Screenshot by Nathan Chandler

Smartphones have humungous, bright screens, an arsenal of wireless receivers and transmitters, and lickety-split CPUs. Mobile battery technology is struggling to keep pace with this onslaught of demands; some last for only 5 hours of heavy use before they go belly up.

That's why smartphone app developers tout battery-conservation apps. These programs purport to save battery life by clamping down on unnecessary tasks, ensuring that your phone is running only the apps you really need at any given moment.

For example, some apps are notorious for launching themselves, incessantly downloading updates and notifications, or basically lurking in the background of your phone while you perform other tasks. In the process, they consume CPU time and battery life.

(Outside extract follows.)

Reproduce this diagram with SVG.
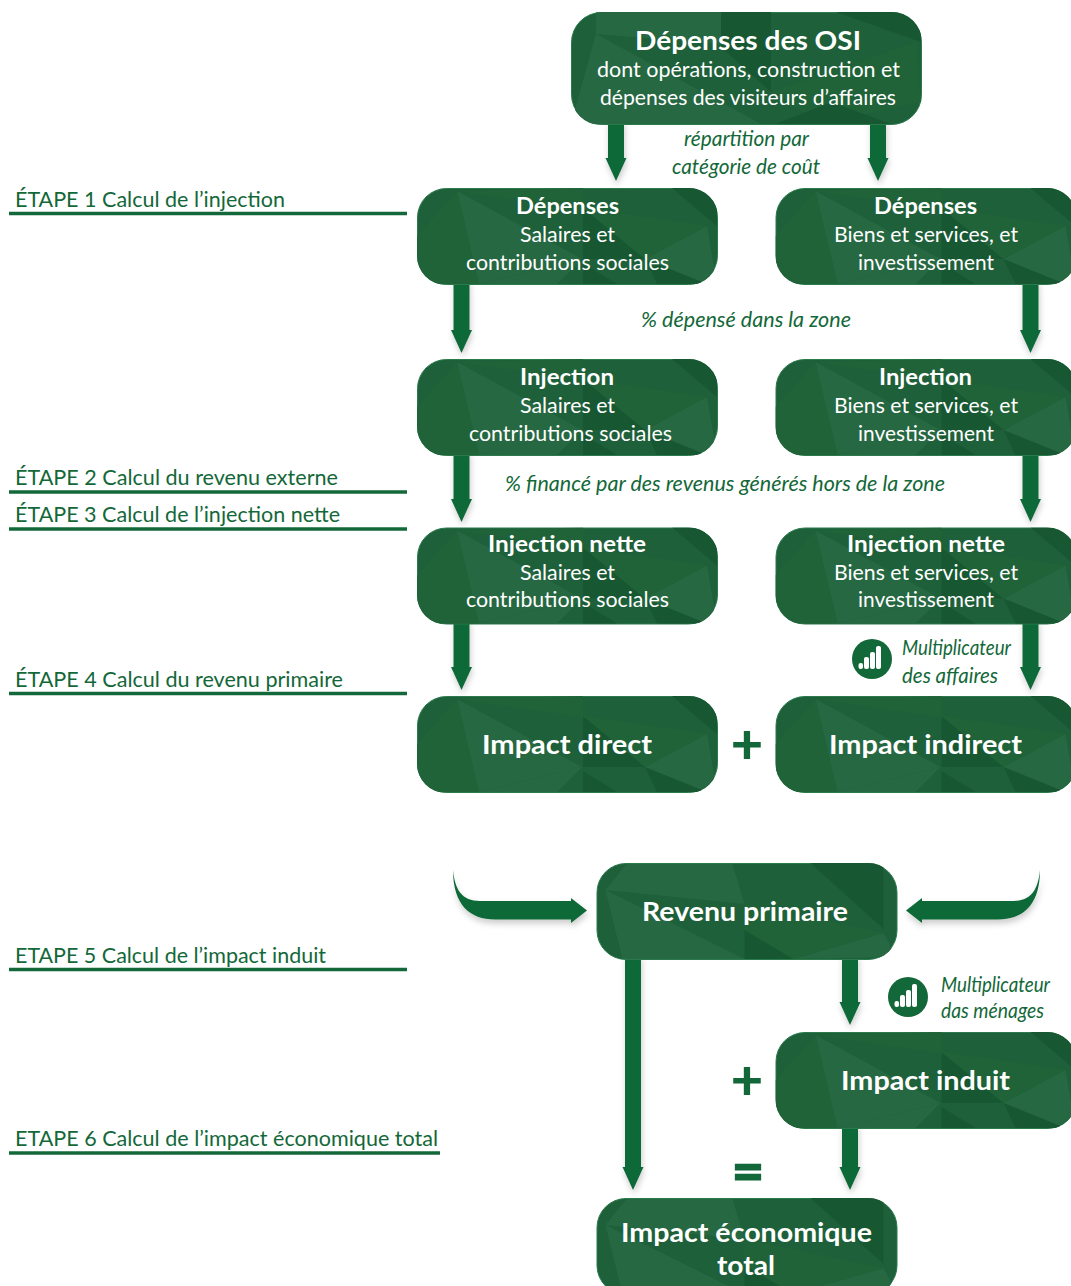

Other apps suffer from design issues or outright flaws (called bugs) that cause them to draw unnecessary power. Researchers at Purdue University recently unveiled data indicating that the popular game Angry Birds and Facebook (along with plenty of others) blew as much as three-quarters of their energy consumption not on the app itself but on the third-party ads displayed to each user (Source: Microsoft).

Bugs mean one thing: It's time to break out the roach killer, right? Download a battery-saving app to shut these programs down and keep them down and, logically, your battery life improves. Well, maybe.